■ STATED TASK ■
Up to and including the line with "const legendLabels = ['Normal", write out the listing from its first line, minus the pictures.

------ PROVIDED DATA

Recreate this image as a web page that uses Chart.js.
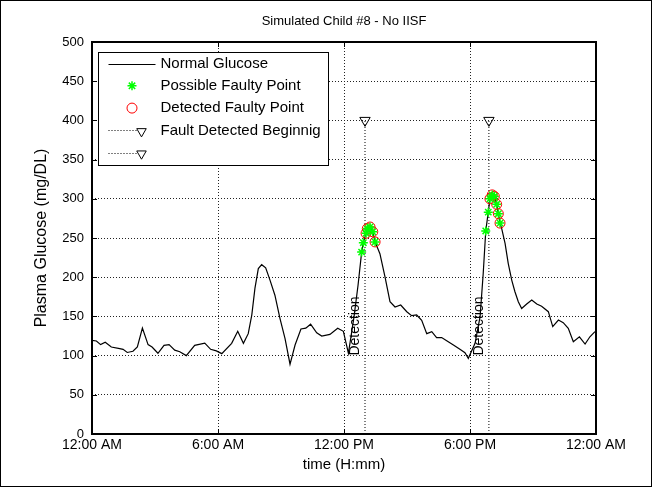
<!DOCTYPE html>
<html><head><meta charset="utf-8">
<script src="https://cdn.jsdelivr.net/npm/chart.js@4"></script>
<style>html,body{margin:0;padding:0;background:#fff;} canvas{display:block;}</style>
</head><body>
<canvas id="c" width="652" height="487"></canvas>
<script>
const chartTitle = 'Simulated Child #8 - No IISF';
const xAxisTitle = 'time (H:mm)';
const yAxisTitle = 'Plasma Glucose (mg/DL)';
const xTickLabels = ['12:00 AM', '6:00 AM', '12:00 PM', '6:00 PM', '12:00 AM'];
const legendLabels = ['Normal Glucose', 'Possible Faulty Point', 'Detected Faulty Point', 'Fault Detected Beginnig', ''];

// time in hours since midnight
const glucoseTimes = [0, 0.21, 0.41, 0.63, 0.92, 1.32, 1.48, 1.68, 1.95, 2.16, 2.40, 2.67, 2.86, 3.14, 3.43, 3.67, 3.94, 4.18, 4.49, 4.89,
  5.37, 5.65, 5.92, 6.18, 6.65, 6.94, 7.21, 7.44, 7.61, 7.76, 7.92, 8.08, 8.27, 8.48, 8.71, 8.95, 9.19, 9.43, 9.67, 9.95,
  10.18, 10.41, 10.70, 10.94, 11.33, 11.70, 11.97, 12.21, 12.48, 12.67, 12.84, 12.92, 13.05, 13.11, 13.24, 13.37, 13.48, 13.71, 13.95, 14.19,
  14.43, 14.70, 14.99, 15.22, 15.46, 15.70, 15.94, 16.18, 16.41, 16.65, 16.89, 17.21, 17.52, 17.76, 17.92, 18.24, 18.48, 18.63, 18.75, 18.87,
  18.95, 19.06, 19.16, 19.27, 19.35, 19.43, 19.51, 19.67, 19.82, 19.99, 20.14, 20.30, 20.46, 20.70, 20.94, 21.18, 21.41, 21.73, 21.94, 22.21,
  22.44, 22.68, 22.92, 23.21, 23.48, 23.71, 23.95];
const glucoseValues = [119.5, 118.6, 114, 117, 111, 109, 108, 104, 105.5, 111, 135, 114, 111, 103, 113, 114, 107, 105, 100, 113,
  116, 108, 106, 102.5, 115.7, 131, 115.7, 128, 152, 186, 211, 216, 212, 196, 177, 147.6, 122, 89, 113.5, 134,
  135, 140, 129, 125, 127, 135, 131, 103, 150, 190, 232, 244, 256, 262, 264, 258, 245, 230, 200.6, 168.8,
  162, 164.5, 156, 151, 151.8, 145, 128, 130.5, 123, 123, 119, 113.5, 108, 103.7, 96.5, 115.7, 149.6, 205, 259, 283,
  300, 305, 303, 293, 281, 269, 262, 243, 217.7, 196, 181.5, 168.8, 160, 165.8, 171, 165.8, 163, 156, 137, 145.4,
  142, 134.8, 117.8, 124, 114.8, 124, 130.5];

const faultyTimes = [12.84, 12.92, 13.05, 13.11, 13.24, 13.37, 13.48, 18.75, 18.87, 18.95, 19.06, 19.16, 19.27, 19.35, 19.43];
const faultyValues = [232, 244, 256, 262, 264, 258, 245, 259, 283, 300, 305, 303, 293, 281, 269];

const detectedTimes = [13.05, 13.11, 13.24, 13.37, 13.48, 18.95, 19.06, 19.16, 19.27, 19.35, 19.43];
const detectedValues = [256, 262, 264, 258, 245, 300, 305, 303, 293, 281, 269];

const detectionTimes = [13.0, 18.9];
const detectionMarkerLevel = 400;
const detectionText = 'Detection';
const detectionTextLevel = 100;

const toPts = (xs, ys) => xs.map((x, i) => ({x, y: ys[i]}));

const FONT = 'Liberation Sans, Arial, Helvetica, sans-serif';

function drawMarker(ctx, kind, x, y, r) {
  ctx.beginPath();
  if (kind === 'star') {
    ctx.moveTo(x - r, y); ctx.lineTo(x + r, y);
    ctx.moveTo(x, y - r); ctx.lineTo(x, y + r);
    const d = r * Math.SQRT1_2;
    ctx.moveTo(x - d, y - d); ctx.lineTo(x + d, y + d);
    ctx.moveTo(x - d, y + d); ctx.lineTo(x + d, y - d);
    ctx.stroke();
  } else if (kind === 'circle') {
    ctx.arc(x, y, r, 0, Math.PI * 2);
    ctx.stroke();
  } else if (kind === 'triangleDown') {
    let rad = Math.PI;
    ctx.moveTo(x + Math.sin(rad) * r, y - Math.cos(rad) * r);
    rad += 2 * Math.PI / 3;
    ctx.lineTo(x + Math.sin(rad) * r, y - Math.cos(rad) * r);
    rad += 2 * Math.PI / 3;
    ctx.lineTo(x + Math.sin(rad) * r, y - Math.cos(rad) * r);
    ctx.closePath();
    ctx.stroke();
  }
}

const bgPlugin = {
  id: 'bg',
  beforeDraw(chart) {
    const c = chart.ctx;
    c.save(); c.fillStyle = '#fff'; c.fillRect(0, 0, chart.width, chart.height); c.restore();
  }
};

const framePlugin = {
  id: 'frame',
  afterDraw(chart) {
    const {ctx, chartArea: a, scales: {x, y}} = chart;
    ctx.save();
    // detection text
    ctx.fillStyle = '#000';
    ctx.font = '14px ' + FONT;
    ctx.textAlign = 'left';
    ctx.textBaseline = 'middle';
    detectionTimes.forEach(t => {
      const px = x.getPixelForValue(t) - 10;
      const py = y.getPixelForValue(detectionTextLevel);
      ctx.save(); ctx.translate(px, py); ctx.rotate(-Math.PI / 2);
      ctx.fillText(detectionText, 0, 0);
      ctx.restore();
    });
    // inward tick marks
    ctx.strokeStyle = '#000'; ctx.lineWidth = 1;
    ctx.beginPath();
    x.ticks.forEach(t => {
      const px = Math.round(x.getPixelForValue(t.value)) + 0.5;
      ctx.moveTo(px, a.bottom); ctx.lineTo(px, a.bottom - 5);
      ctx.moveTo(px, a.top); ctx.lineTo(px, a.top + 5);
    });
    y.ticks.forEach(t => {
      const py = Math.round(y.getPixelForValue(t.value)) + 0.5;
      ctx.moveTo(a.left, py); ctx.lineTo(a.left + 5, py);
      ctx.moveTo(a.right, py); ctx.lineTo(a.right - 5, py);
    });
    ctx.stroke();
    ctx.lineWidth = 2;
    ctx.strokeRect(Math.round(a.left), Math.round(a.top), Math.round(a.right - a.left), Math.round(a.bottom - a.top));

    // legend
    const bx = Math.round(a.left) + 6.5, by = Math.round(a.top) + 10.5, bw = 230, bh = 113;
    ctx.fillStyle = '#fff'; ctx.fillRect(bx, by, bw, bh);
    ctx.lineWidth = 1; ctx.strokeStyle = '#000'; ctx.strokeRect(bx, by, bw, bh);
    ctx.font = '15px ' + FONT;
    ctx.textBaseline = 'middle'; ctx.textAlign = 'left';
    chart.data.datasets.forEach((ds, i) => {
      const ry = by + 11 + 22.3 * i;
      ctx.save();
      if (ds.legendKind === 'line') {
        ctx.strokeStyle = ds.borderColor; ctx.lineWidth = 1;
        ctx.beginPath(); ctx.moveTo(bx + 10, Math.round(ry) + 0.5); ctx.lineTo(bx + 57, Math.round(ry) + 0.5); ctx.stroke();
      } else if (ds.legendKind === 'star' || ds.legendKind === 'circle') {
        ctx.strokeStyle = ds.pointBorderColor; ctx.lineWidth = ds.pointBorderWidth;
        drawMarker(ctx, ds.legendKind, bx + 33.5, ry, ds.pointRadius);
      } else if (ds.legendKind === 'dotted') {
        ctx.strokeStyle = '#000'; ctx.lineWidth = 1; ctx.setLineDash([1, 2]);
        ctx.beginPath(); ctx.moveTo(bx + 10, Math.round(ry) + 0.5); ctx.lineTo(bx + 38, Math.round(ry) + 0.5); ctx.stroke();
        ctx.setLineDash([]);
        drawMarker(ctx, 'triangleDown', bx + 43, ry + 1, 5.5);
      }
      ctx.restore();
      ctx.fillStyle = '#000';
      ctx.fillText(ds.label, bx + 62, ry);
    });
    ctx.restore();
    // outer figure border
    ctx.save(); ctx.strokeStyle = '#000'; ctx.lineWidth = 1;
    ctx.strokeRect(0.5, 0.5, chart.width - 1, chart.height - 1);
    ctx.restore();
  }
};

const detectionDatasets = detectionTimes.map((t, i) => ({
  type: 'line',
  label: legendLabels[3 + i],
  legendKind: 'dotted',
  data: [{x: t, y: 0}, {x: t, y: detectionMarkerLevel}],
  borderColor: '#000', borderWidth: 1, borderDash: [1, 2],
  pointRadius: [0, 6], pointStyle: 'triangle', pointRotation: 180,
  pointBorderColor: '#000', pointBackgroundColor: 'rgba(0,0,0,0)', pointBorderWidth: 1,
  order: 3
}));

new Chart(document.getElementById('c'), {
  type: 'line',
  data: {
    datasets: [
      { label: legendLabels[0], legendKind: 'line', data: toPts(glucoseTimes, glucoseValues),
        borderColor: '#000', borderWidth: 1.2, pointRadius: 0, tension: 0, order: 2 },
      { label: legendLabels[1], legendKind: 'star', data: toPts(faultyTimes, faultyValues), showLine: false,
        pointStyle: 'star', pointRadius: 4.5, pointBorderColor: '#00ff00', pointBackgroundColor: '#00ff00',
        pointBorderWidth: 1.5, borderColor: '#00ff00', order: 0 },
      { label: legendLabels[2], legendKind: 'circle', data: toPts(detectedTimes, detectedValues), showLine: false,
        pointStyle: 'circle', pointRadius: 5, pointBorderColor: '#ff0000', pointBackgroundColor: 'rgba(0,0,0,0)',
        pointBorderWidth: 1, borderColor: '#ff0000', order: 1 },
      ...detectionDatasets
    ]
  },
  options: {
    responsive: false,
    animation: false,
    events: [],
    layout: { padding: { left: 0, right: 56, top: 0, bottom: 0 } },
    plugins: {
      legend: { display: false },
      tooltip: { enabled: false },
      title: { display: true, text: chartTitle, color: '#000', fullSize: false,
        font: { family: FONT, size: 13, weight: 'normal' }, padding: { top: 14, bottom: 12.4 } }
    },
    scales: {
      x: {
        type: 'linear', min: 0, max: 24,
        afterFit: s => { s.height = 53; },
        ticks: { stepSize: 6, color: '#000', padding: 3, maxRotation: 0, autoSkip: false,
          font: { family: FONT, size: 14 },
          callback: v => xTickLabels[Math.round(v / 6)] },
        grid: { color: '#222', lineWidth: 1, drawTicks: false },
        border: { display: false, dash: [1, 2] },
        title: { display: true, text: xAxisTitle, color: '#000', font: { family: FONT, size: 15 }, padding: { top: 0, bottom: 13 } }
      },
      y: {
        min: 0, max: 500,
        afterFit: s => { s.width = 92; },
        ticks: { stepSize: 50, color: '#000', padding: 8, font: { family: FONT, size: 13 } },
        grid: { color: '#222', lineWidth: 1, drawTicks: false },
        border: { display: false, dash: [1, 2] },
        title: { display: true, text: yAxisTitle, color: '#000', font: { family: FONT, size: 16 }, padding: { top: 32.4, bottom: 0 } }
      }
    }
  },
  plugins: [bgPlugin, framePlugin]
});
</script>
</body></html>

------------

■ ANSWER TO THE TASK ■
Recreate this image as a web page that uses Chart.js.
<!DOCTYPE html>
<html><head><meta charset="utf-8">
<script src="https://cdn.jsdelivr.net/npm/chart.js@4"></script>
<style>html,body{margin:0;padding:0;background:#fff;} canvas{display:block;}</style>
</head><body>
<canvas id="c" width="652" height="487"></canvas>
<script>
const chartTitle = 'Simulated Child #8 - No IISF';
const xAxisTitle = 'time (H:mm)';
const yAxisTitle = 'Plasma Glucose (mg/DL)';
const xTickLabels = ['12:00 AM', '6:00 AM', '12:00 PM', '6:00 PM', '12:00 AM'];
const legendLabels = ['Normal Glucose', 'Possible Faulty Point', 'Detected Faulty Point', 'Fault Detected Beginnig', ''];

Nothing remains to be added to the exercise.